Suppose there exists a unit vector $h_0\in H$ such that $\|Th_0\|=1$, how to construct the projection $P\in A$ and $T_0$ such that $T=P+T_0$?
If we have the above decomposition, we have $\|T_0h_0\|=\|(T-P)h_0\|$, how to check that $\|T_0h_0\|<1$?
On
Martin Argerami's answer above is probably the one written in "The Book" but let me nevertheless give another proof, presenting a different perspective, although it relies on a much more sophisticated result.
It is well known that every maximal abelian subalgebra of operators on a (henceforth assumed) separable Hilbert space is unitarily conjugate to $L^\infty(X)$ acting on $L^2(X)$, where $X$ is a measure space (this is the sophisticated result: Theorem 9.4.1 in Kadison & Ringrose).
We may then assume that $T$ is the multiplication operator by a measurable function $\varphi $, with $0\le \varphi (x)\le 1$.
We then let $$Y=\{x\in X: \varphi (x)=1\},$$ and we claim that if $h$ lies in $L^2(X\setminus Y)$, with $\|h\|\leq 1$, then $\|\varphi h\|<1$. Indeed, supposing by contradiction that $\|\varphi h\|=1$, we have that $$ 0=1-\int_X|\varphi (x)h(x)|^2\, dx \ge \int_X|h(x)|^2\, dx - \int_X|\varphi (x)h(x)|^2\, dx = $$$$ = \int_{X}\big (1-\varphi (x)^2\big )|h(x)|^2\, dx \geq 0. $$ Consequently this integral vanishes and, since the integrand is nonegative, we must have that $$ (1-\varphi (x)^2\big )|h(x)|^2=0, $$ for almost all $x$ in $X$. This shows that $\varphi (x)=1$, for almost all $x$ in the set of points where $h$ is nonzero, hence $\varphi (x)=1$ on a set of positive measure disjoint from $Y$, a contradiction.
Considering the projection $P$ on $L^2(Y)$, notice that clearly $TP=P$, and we then let $T_0=T-P$.
Clearly both $P$ and $T_0$ lie in $L^\infty(X)$, and for every $g$ in $L^2(X)$, with $\|g\|\leq 1$, we have that $g':=g-Pg$ lies in $L^2(X\setminus Y)$ and $$ \|T_0(g)\| = \|T(g) - P(g)\| = \|T(I-P)(g)\| = \|T(g')\| < 1. $$
The result works for any masa, not necessarily continuous.
If $0≤T≤1$ and $\|Th\|=\|h\|$, then $Th=h$. Indeed, you have $$ 0≤\|(1-T^2)^{1/2}h\|^2=\|h\|^2-\|Th\|^2=0. $$ It follows that $(1-T^2)h=0$. This we can write as $$(1+T)(1-T)h=0.$$ As $1+T$ is invertible, this means that $(1-T)h=0$. That is, $Th=h$.
Now it becomes evident that $$L=\{h:\ \|Th\|=\|h\|\}=\{h:\ Th=h\}$$ is a subspace.
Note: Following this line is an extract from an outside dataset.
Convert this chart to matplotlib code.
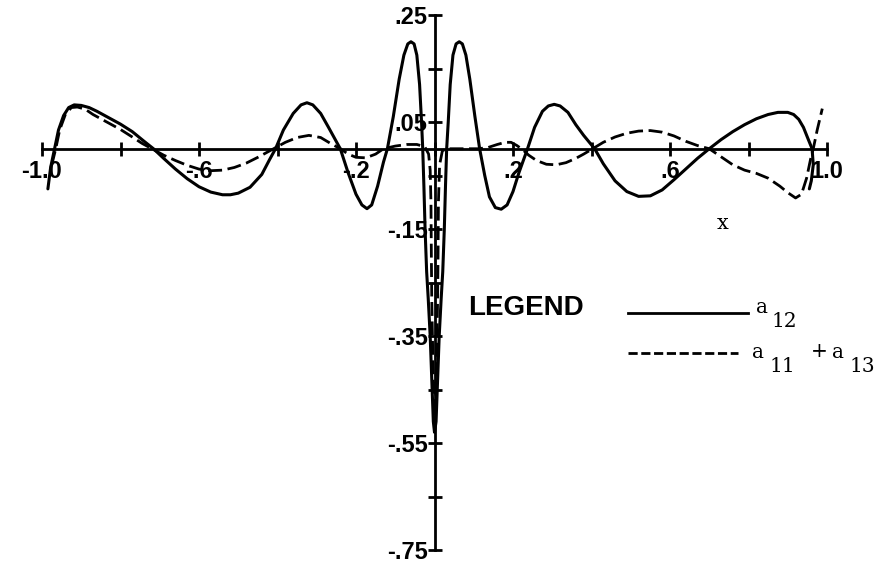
import matplotlib
matplotlib.use("Agg")
import matplotlib.pyplot as plt
from matplotlib.lines import Line2D
import numpy as np

# ---------------- data ----------------
a12_x = [-0.985, -0.978, -0.968, -0.958, -0.945, -0.932, -0.918, -0.90, -0.88, -0.86,
         -0.84, -0.80, -0.77, -0.74, -0.716, -0.69, -0.66, -0.63, -0.60, -0.57,
         -0.54, -0.52, -0.50, -0.47, -0.44, -0.42, -0.405, -0.385, -0.36, -0.34,
         -0.325, -0.31, -0.29, -0.27, -0.24, -0.22, -0.20, -0.185, -0.172, -0.16,
         -0.145, -0.13, -0.12, -0.105, -0.09, -0.078, -0.068, -0.06, -0.052, -0.045,
         -0.038, -0.033, -0.030, -0.027, -0.024, -0.020, -0.016, -0.011, -0.007, -0.003,
         0.0, 0.004, 0.008, 0.012, 0.017, 0.021, 0.025, 0.028, 0.031, 0.035,
         0.040, 0.047, 0.055, 0.063, 0.071, 0.080, 0.090, 0.103, 0.115, 0.128,
         0.140, 0.155, 0.170, 0.185, 0.200, 0.215, 0.237, 0.255, 0.275, 0.290,
         0.305, 0.320, 0.340, 0.360, 0.380, 0.408, 0.430, 0.460, 0.490, 0.520,
         0.550, 0.580, 0.610, 0.640, 0.670, 0.700, 0.730, 0.760, 0.790, 0.820,
         0.850, 0.875, 0.900, 0.915, 0.928, 0.940, 0.952, 0.962, 0.965, 0.960,
         0.955]
a12_y = [-0.075, -0.035, 0.0, 0.035, 0.062, 0.077, 0.082, 0.081, 0.077, 0.070,
         0.062, 0.046, 0.032, 0.014, 0.0, -0.018, -0.038, -0.056, -0.071, -0.081,
         -0.086, -0.086, -0.083, -0.072, -0.048, -0.020, 0.0, 0.035, 0.066, 0.082,
         0.086, 0.082, 0.066, 0.040, 0.0, -0.045, -0.085, -0.105, -0.112, -0.105,
         -0.070, -0.025, 0.0, 0.060, 0.130, 0.175, 0.196, 0.200, 0.196, 0.175,
         0.120, 0.050, 0.0, -0.070, -0.150, -0.230, -0.280, -0.350, -0.430, -0.510,
         -0.530, -0.510, -0.430, -0.350, -0.280, -0.230, -0.150, -0.070, 0.0, 0.050,
         0.120, 0.175, 0.196, 0.200, 0.196, 0.175, 0.130, 0.060, 0.0, -0.050,
         -0.090, -0.110, -0.113, -0.105, -0.080, -0.045, 0.0, 0.040, 0.070, 0.080,
         0.083, 0.080, 0.068, 0.045, 0.025, 0.0, -0.028, -0.060, -0.080, -0.089,
         -0.088, -0.077, -0.058, -0.038, -0.018, 0.0, 0.017, 0.032, 0.045, 0.056,
         0.064, 0.068, 0.068, 0.064, 0.055, 0.040, 0.018, 0.0, -0.030, -0.060,
         -0.075]

a11_13_x = [-0.975, -0.965, -0.955, -0.940, -0.925, -0.910, -0.890, -0.870, -0.840, -0.800,
            -0.770, -0.745, -0.720, -0.690, -0.660, -0.630, -0.600, -0.570, -0.540, -0.510,
            -0.480, -0.450, -0.410, -0.380, -0.350, -0.320, -0.290, -0.265, -0.240, -0.220,
            -0.200, -0.175, -0.150, -0.130, -0.100, -0.070, -0.045, -0.025, -0.015, -0.011,
            -0.009, -0.008, -0.007, -0.005, -0.003, -0.001, 0.002, 0.004, 0.006, 0.008,
            0.009, 0.010, 0.013, 0.020, 0.030, 0.050, 0.080, 0.110, 0.135, 0.160,
            0.180, 0.195, 0.210, 0.225, 0.240, 0.260, 0.285, 0.310, 0.335, 0.360,
            0.380, 0.403, 0.430, 0.460, 0.490, 0.520, 0.550, 0.580, 0.610, 0.640,
            0.670, 0.700, 0.730, 0.760, 0.790, 0.820, 0.850, 0.880, 0.900, 0.920,
            0.935, 0.948, 0.958, 0.965, 0.975, 0.988]
a11_13_y = [-0.030, 0.0, 0.035, 0.065, 0.077, 0.078, 0.074, 0.064, 0.052, 0.036,
            0.022, 0.010, 0.0, -0.012, -0.022, -0.031, -0.038, -0.041, -0.040, -0.035,
            -0.027, -0.016, 0.0, 0.012, 0.021, 0.025, 0.021, 0.010, 0.0, -0.010,
            -0.016, -0.017, -0.010, 0.0, 0.005, 0.008, 0.008, 0.004, -0.010, -0.040,
            -0.100, -0.200, -0.280, -0.360, -0.440, -0.500, -0.500, -0.440, -0.360, -0.280,
            -0.200, -0.100, -0.030, -0.004, 0.0, 0.0, 0.0, 0.0, 0.002, 0.008,
            0.012, 0.012, 0.006, -0.002, -0.012, -0.022, -0.029, -0.030, -0.026, -0.018,
            -0.010, 0.0, 0.012, 0.022, 0.029, 0.033, 0.034, 0.031, 0.024, 0.014,
            0.006, 0.0, -0.015, -0.030, -0.040, -0.046, -0.055, -0.070, -0.082, -0.092,
            -0.085, -0.055, -0.020, 0.0, 0.035, 0.075]

x_ticks = [-1.0, -0.8, -0.6, -0.4, -0.2, 0.0, 0.2, 0.4, 0.6, 0.8, 1.0]
x_tick_labels = ["-1.0", "", "-.6", "", "-.2", "", ".2", "", ".6", "", "1.0"]
y_ticks = [0.25, 0.15, 0.05, -0.05, -0.15, -0.25, -0.35, -0.45, -0.55, -0.65, -0.75]
y_tick_labels = [".25", "", ".05", "", "-.15", "", "-.35", "", "-.55", "", "-.75"]

# ---------------- figure ----------------
W, H = 889, 573
fig = plt.figure(figsize=(W / 100, H / 100), dpi=100)

def fx(px):
    return px / W

def fy(py):
    return 1 - py / H

ax_left, ax_right, ax_top, ax_bottom = 42, 827, 15, 550
ax = fig.add_axes([fx(ax_left), fy(ax_bottom), (ax_right - ax_left) / W,
                   (ax_bottom - ax_top) / H])
ax.set_xlim(-1.0, 1.0)
ax.set_ylim(-0.75, 0.25)
ax.patch.set_visible(False)

for s in ("top", "right"):
    ax.spines[s].set_visible(False)
ax.spines["left"].set_position(("data", 0))
ax.spines["bottom"].set_position(("data", 0))
ax.spines["left"].set_linewidth(2.0)
ax.spines["bottom"].set_linewidth(2.0)

lab_font = dict(family=["Liberation Sans", "DejaVu Sans"], weight="bold", size=17)
ax.set_xticks(x_ticks)
ax.set_xticklabels(x_tick_labels, **lab_font)
ax.set_yticks(y_ticks)
ax.set_yticklabels(y_tick_labels, **lab_font)
ax.tick_params(axis="both", direction="inout", length=10, width=2.0, color="black")
ax.tick_params(axis="x", pad=3)
ax.tick_params(axis="y", pad=0)

ax.plot(a12_x, a12_y, color="black", lw=2.2, solid_joinstyle="round",
        solid_capstyle="round", zorder=3)
ax.plot(a11_13_x, a11_13_y, color="black", lw=2.0, ls=(0, (5, 2)), zorder=3)

# axis label
fig.text(fx(723), fy(223), "x", family="DejaVu Serif", size=15,
         ha="center", va="center")

# legend (hand-made)
fig.text(fx(468), fy(315), "LEGEND", family=["Liberation Sans", "DejaVu Sans"],
         weight="bold", size=20, ha="left", va="baseline")
fig.add_artist(Line2D([fx(628), fx(748)], [fy(313), fy(313)], color="black",
                      lw=2.0, transform=fig.transFigure))
fig.add_artist(Line2D([fx(628), fx(738)], [fy(353), fy(353)], color="black",
                      lw=2.0, ls=(0, (3.3, 1.3)), transform=fig.transFigure))

ser = dict(family="DejaVu Serif", size=14.5, va="baseline", ha="left")
fig.text(fx(756), fy(313), "a", **ser)
fig.text(fx(772), fy(327), "12", **ser)
fig.text(fx(752), fy(358), "a", **ser)
fig.text(fx(769), fy(372), "11", **ser)
fig.text(fx(811), fy(357), "+", **ser)
fig.text(fx(832), fy(358), "a", **ser)
fig.text(fx(850), fy(372), "13", **ser)

fig.savefig("out.png", dpi=100)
Take $P$ to be the projection onto $L$. We have $P\in A$ because if $S\in A^{\rm sa}$ and $h\in L$ then $TSh=STh=Sh$, so $SL\subset L$ which means that $SP=PSP$; as the right-hand-side is selfadjoint, we get $PS=SP$, and since the selfadjoint elements span $A'$, we have shown that $P\in A'=A$.
We also have $TP=P$. Let $T_0=T(1-P)=T-P$. Then $T=P+T_0$. If $h\in H$ with $\|h\|=1$, then $(1-P)h\not\in L$, so $\|T(1-P)h\|<1$. That is, $\|T_0h\|<1$.